Arnardóttir, who lives in New York and Iceland, explores the use and symbolic nature of hair and the hair-like. Better known as Shoplifter, her transformation from her given name (which translates as Raven Battle Daughter of Eagle) occurred when someone, attempting to pronounce Hrafnhildur, asked if it was Shoplifter. Conceding, she even adopted the American preference for nicknames; she became Shopi.

Still from Xárene Eskandar’s Driving at the speed of the Nordic sun, 2014.

On opening night, the Icelandic group amiina played live musical accompaniment to Fantômas (1913-14), the black-and-white French silent film series directed by Louis Feuillade. Standing with their feet thoroughly embedded in Shoplifter’s colorful patterns, the band performed on a mix of traditional string quartet instruments—violin, viola, cello—and saws, kalimba, music boxes, percussion and electronics, which seemed to mirror the visual antimonies that filled the auditorium. Shoplifter’s rich decorative flourishes run countercurrent to the sleek subdued context of Gehry’s architecture; that tension made the relationship between the music, the installation and the site all the more captivating. Shoplifter’s use of humor and her coloristic overstatement obliquely address how identity is established. It is inevitable for anyone from sunny California to think about the origin of this artist in a land in which there are so many monochromatic stretches of land under what must, at times, look like an astoundingly luminous sky.

Xárene Eskandar, who divides her time between Los Angeles and Reykjavik, utilizes video and photography to explore how changes in temporal and spatial modes alter the perception of one’s body. Her single-take four-hour film, Driving at the speed of the Nordic sun (2014), even more overtly references Iceland’s austere landscape. Focusing on the changing horizon on December 11, 2014 from sunrise to sunset (a very brief duration of just four and a half hours), she intently explores the shifting of bodily self-perception that charts her own movement back-and-forth between this far northern location and Southern California. It is a site-specific film possible only in one location in Iceland, limited to a brief window of time. Eskandar spent considerable effort in determining when the extended single-take could be filmed without the interference of clouds or darkness to disrupt the shot.

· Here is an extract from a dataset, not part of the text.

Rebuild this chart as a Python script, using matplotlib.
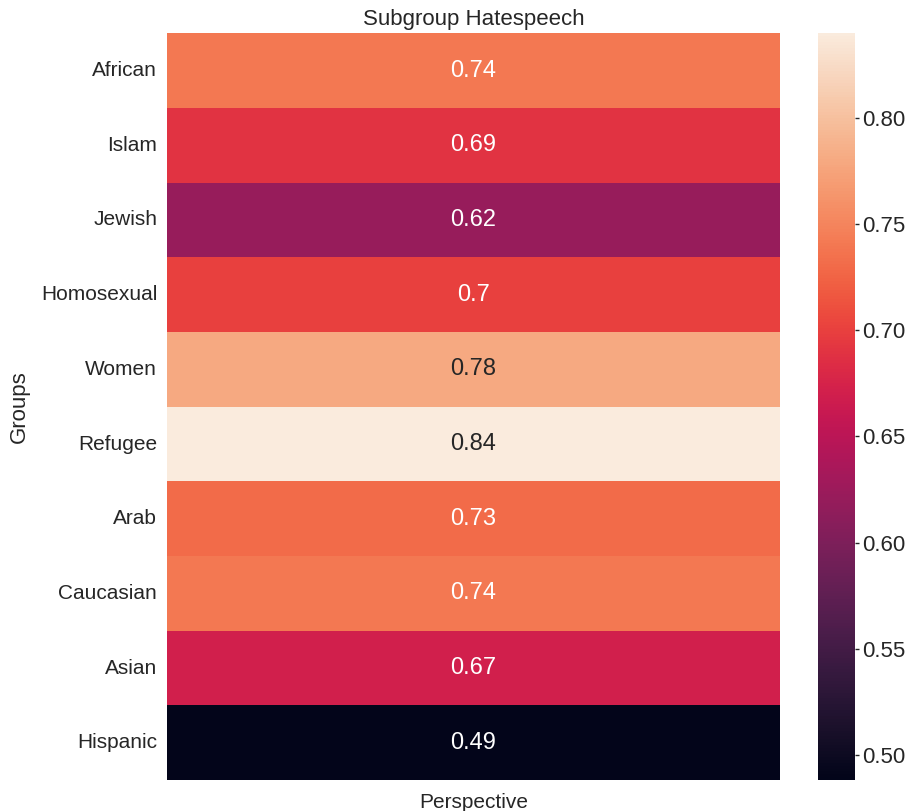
import matplotlib.pyplot as plt
import numpy as np
import pandas as pd
import seaborn as sns

sns.set(font_scale=1.3)
plt.rcParams['font.family'] = ['Liberation Sans', 'DejaVu Sans']

groups = ["African", "Islam", "Jewish", "Homosexual", "Women",
          "Refugee", "Arab", "Caucasian", "Asian", "Hispanic"]
perspective = [0.74, 0.69, 0.62, 0.70, 0.78, 0.84, 0.73, 0.74, 0.67, 0.488]

df = pd.DataFrame({"Perspective": perspective}, index=groups)

fig = plt.figure(figsize=(9.07, 8.11), dpi=100)
ax = fig.add_axes([0.184, 0.038, 0.676, 0.921])
cax = fig.add_axes([0.902, 0.038, 0.041, 0.921])

sns.heatmap(df, annot=True, cmap="rocket", ax=ax, cbar_ax=cax,
            annot_kws={"size": 17})
ax.set_title("Subgroup Hatespeech", fontsize=16)
ax.set_ylabel("Groups", fontsize=16, labelpad=8)
ax.tick_params(axis="both", labelsize=15)
ax.tick_params(axis="y", pad=1)
ax.set_yticklabels(ax.get_yticklabels(), rotation=0)
cax.tick_params(labelsize=16, length=3, width=1, color="0.15", pad=2, right=True)

fig.savefig("out.png", dpi=100)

Hrafnhildur Arnar­dóttir, Nervescape VI, 2017.

Her intent is to relay how one’s perception of self is indelibly linked to one’s incremental understanding of one’s own shadow, and how the radical shifts of a person’s geophysical configurations register that change. The film’s soundtrack samples a six-second segment from composer and Reykjavik Festival organizer Daníel Bjarnason’s Emergence 1. Silence, from Over Light Earth (2013); it is stretched into various lengths, creating new sound qualities and accompanying the film as it traverses the vast atmospheric-panoramic landscape, in its slow but significant changes. The almost monochromatic film sequence tracks along lines of frozen ice and sparsely occupied roadways. Tufts of wind-borne snow drift in and out of view while there are glimpses of an occasional truck or car being passed, and some signage whisks by very quickly.

Hrafnhildur’s story of renaming herself is an apt metaphor for how the differences these artists bring to LA can both be partially leveled and yet maintain the hallmarks of their otherness. Her extended moniker, and all of her a.k.a.’s, engage both strands of the culture-span that she (and Eskandar) inhabit and explore. Both sets of meaning remain at play, and they are not entirely subverted by the kind of permanent renaming that occurred at Ellis Island. Likewise, in these artworks, vestiges of the differences remain visible, encouraging the viewer to consider and straddle the divide.